The American Scream was heartfelt and made me smile, and sometimes that’s exactly what you need in a documentary. It reminded me a lot of Indie Game in that respect (which was one of my favourite films of 2013).
Hot Coffee was a lot more interesting than “a documentary on tort reform” would have you believe. It’s not really about the McDonald’s hot coffee lawsuit that has become so ingrained in pop culture references, and the additional stories about civil litigation in the USA is really fascinating.
I really only have one movie on this list, and that’s Paranormal Activity 4. I’m not a lover of found footage, but I certainly won’t discount something that’s found footage in and of itself. Mostly my problem with that style of filming is that it’s a cheap way out that doesn’t help the story. Obviously, Paranormal Activity’s claim to fame is this format, but everything was just extremely underwhelming and completely unrealized. It disliked it more than any of the other Paranormal Activity’s I’ve seen (and unlike a lot of people, I didn’t really like the first, finding it un-scary and offering nothing new), but 4 makes the first one look like a found footage cinematic masterpiece.
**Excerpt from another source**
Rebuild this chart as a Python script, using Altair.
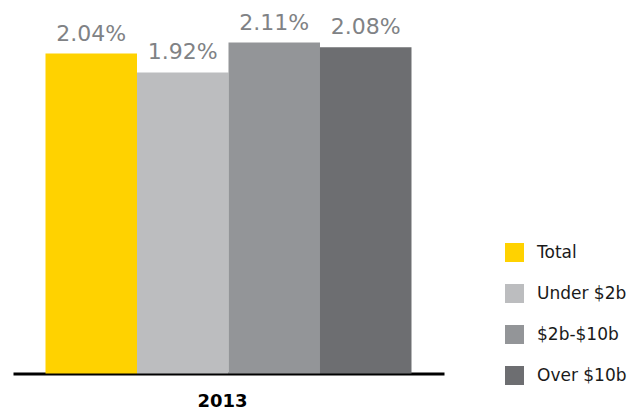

I Sell The Dead, Resolution, Tabloid, Toad Road, The I Inside, Final Destination 5.
This is the category that the majority of the movies I watched fall into this week. For one reason or another, something didn’t quite click, which is always more distressing to me than a straight up bad movie; You know something good is there and it’s a travesty that it didn’t quite make it all the way to be a really enjoyable movie.
Resolution was scattered, with three separate story lines that each could have been a great movie in and of themselves, and I commend the filmmakers on their ambition, but it was just far too much that they tried to throw in, thus making the movie meander, with some under-explored ideas and themes, which really did those ideas a great disservice.
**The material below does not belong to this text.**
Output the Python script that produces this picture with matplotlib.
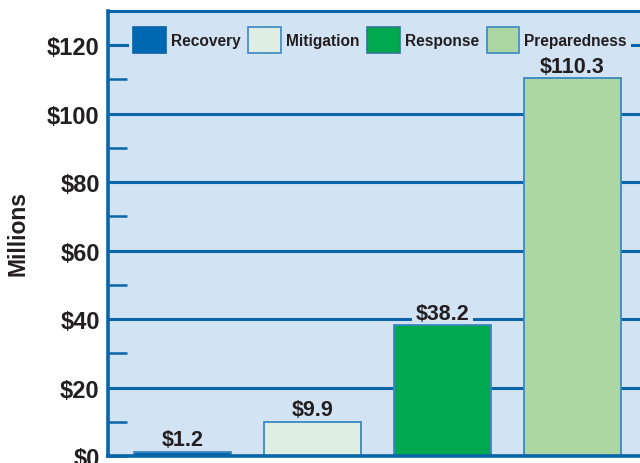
import matplotlib.pyplot as plt
from matplotlib.patches import Patch
from matplotlib.ticker import MultipleLocator, FuncFormatter

categories = ['Recovery', 'Mitigation', 'Response', 'Preparedness']
values = [1.2, 9.9, 38.2, 110.3]
colors = ['#0067b1', '#deeee3', '#00a94f', '#acd6a2']

bg = '#d2e3f4'
blue = '#0a64a8'
edge = '#3b88c3'
ink = '#231f20'

plt.rcParams['font.family'] = ['Liberation Sans', 'DejaVu Sans']
plt.rcParams['font.weight'] = 'bold'

fig = plt.figure(figsize=(6.4, 4.64), dpi=100)
# axes runs off the right edge of the canvas
ax = fig.add_axes([108 / 640, 7 / 464, 552 / 640, 445 / 464])
ax.set_facecolor(bg)
ax.set_axisbelow(True)

x = range(len(categories))
bars = ax.bar(x, values, width=0.746, color=colors, edgecolor=edge, linewidth=1.3, zorder=2)

# labels sit between the grid and the bars so their box only masks grid lines
for xi, v in zip(x, values):
    ax.annotate(f'${v:g}', (xi, v), xytext=(0, 1.2), textcoords='offset points',
                ha='center', va='bottom', fontsize=15.5, fontweight='bold', color=ink,
                bbox=dict(boxstyle='square,pad=0.15', fc=bg, ec='none'), zorder=1.5)

ax.set_xlim(-0.573, 3.673)
ax.set_ylim(0, 130)
ax.yaxis.set_major_locator(MultipleLocator(20))
ax.yaxis.set_minor_locator(MultipleLocator(10))
ax.yaxis.set_major_formatter(FuncFormatter(lambda v, p: f'${v:.0f}'))
ax.set_xticks([])
ax.grid(axis='y', which='major', color=blue, linewidth=2.2)
ax.tick_params(axis='y', which='both', direction='in', length=14, width=1.8,
               color=blue, labelsize=17, labelcolor=ink, pad=6)
for lbl in ax.get_yticklabels():
    lbl.set_fontweight('bold')

for side in ['left', 'bottom', 'top', 'right']:
    ax.spines[side].set_color(blue)
ax.spines['left'].set_linewidth(2.6)
ax.spines['bottom'].set_linewidth(2.6)
ax.spines['top'].set_linewidth(2.2)

fig.text(18 / 640, 1 - 234 / 464, 'Millions', rotation=90, ha='center', va='center',
         fontsize=16.5, fontweight='bold', color=ink)

handles = [Patch(facecolor=c, edgecolor=e, linewidth=1.2)
           for c, e in zip(colors, [blue, edge, '#2f7a8f', edge])]
leg = ax.legend(handles, categories, ncol=4, loc='upper left',
                bbox_to_anchor=(129 / 640, 1 - 24 / 464), bbox_transform=fig.transFigure,
                prop={'size': 11.2, 'weight': 'bold'}, frameon=True, facecolor=bg,
                edgecolor='none', framealpha=1, fancybox=False, borderpad=0.25,
                handlelength=2.1, handleheight=2.2, handletextpad=0.32,
                columnspacing=0.5, borderaxespad=0)
for t in leg.get_texts():
    t.set_color(ink)

fig.savefig('out.png', dpi=100)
My first thoughts when watching Toad Road was that it felt oddly like an afterthought, and rather aimless. After finishing the movie, and feeling very unfulfilled in terms of story and where it went, I made my usual trek to Wikipedia to read further on it. There I found that indeed, this movie was an afterthought, loaded mostly with real-life clips the director had taken of him and his friends that were originally destined to be a documentary. The documentary never got made, because when the director viewed all the footage, he realized there wasn’t any story.
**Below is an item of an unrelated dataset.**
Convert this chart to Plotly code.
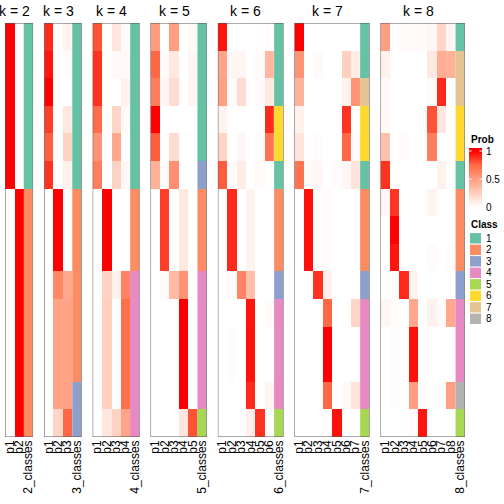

He then dreamt up this story, about a group of friends introducing a sweet, innocent girl to drugs, who then go through seven gates reported to be the seven gates to enter hell (based on a true urban myth originating in the filmmaker’s area). So this movie is a mix of real life footage (comprising almost entirely of a bunch of friends getting wrecked on drugs), and fictional story.
The problem is, is that instead of realizing the original footage had no story and just scrapping it, the director shoe-horns it into this story, which in and of itself could be good, but completely falls flat because he relies far too much on the footage-that-never-was-a-documentary.There are some interesting ideas in the form of the fictionalized story that could have been something cool, but instead falls entirely flat because of the aimless footage of his friends getting wrecked. It really boils down to trying to force a square peg into a round hole.
The I Inside actually made me mad. Honestly, really angry. Most of the movie is great – I love a movie that screws with time and perception, and this one does it beautifully. The acting is good (I will watch anything with Sarah Polley), and despite some of the beginning feeling like it was made in the 80’s (despite being released in 2004), it was fun to watch. I became invested in the characters, in the story, and where it was going. That was, until the worst thing imaginable happened: the filmmakers completely negated everything I, as a viewer, got invested in by making the lead character (Ryan Phillippe) dead the whole time. So everything that just happened was completely meaningless. It was lazy and stupid and I hated it. What could have been a four star movie, turned into a two star movie.
Tabloid was simply unfocused. It is a documentary about the Mormon Sex In Chains Case, told from the perspective of Joyce McKinney, who’s obviously batshit crazy. But was this documentary about a crazy lady? The tabloids and how that affects public perception? Or was it about the laws itself? I don’t know. The filmmaker didn’t seem to know either. It’s called Tabloid, but really doesn’t focus on that much at all.
Final Destination 5 was about what I’d expect. Now, I am a HUGE lover of the original Final Destination. I loved that movie when it came out, and I have seen it probably, oh, 20 times in the past 13 years. If not more. It was new, it was novel, and the way Rube Goldberg-like deaths were created are still some of the best in horror movie history. The movie had a story, and the deaths, while being a central highlight of the movie, still somehow seemed secondary to the mystery of what was going on that our characters had to figure out.
Then, each subsequent movie got more and more silly, and simply became about the deaths. Instead of doing something different, adding a new element to the franchise, or really pulling the wool over the audience’s eyes, each movie did the same damned thing over and over. They really tried with the choose your own ending (#3 – DVD release), and then again with 3D in #4, but these were schlocky attempts at best, nothing in the story progressed, and the death sequences changed to be simply grisly deaths by the wackiest way possible. Each Final Destination got progressively worse.
I will say, 5 is better than the previous two, but I think that’s coming from a perspective of a lover of the first – so I really loved all the strange little nods to each previous installment. The direction was smart for what Quale was presented with, and the ending turn had the entire view worth it. I appreciated the little hints that had me scratching my head through the first part of the film and then all made sense. But, even with all of that, most of the film falls back to what 3 and 4 were – a sequence of silly deaths with absolutely no real story line or well-written dialogue.
Also, I was under the impression there was more Tony Todd in this one. That was a lie. I felt cheated.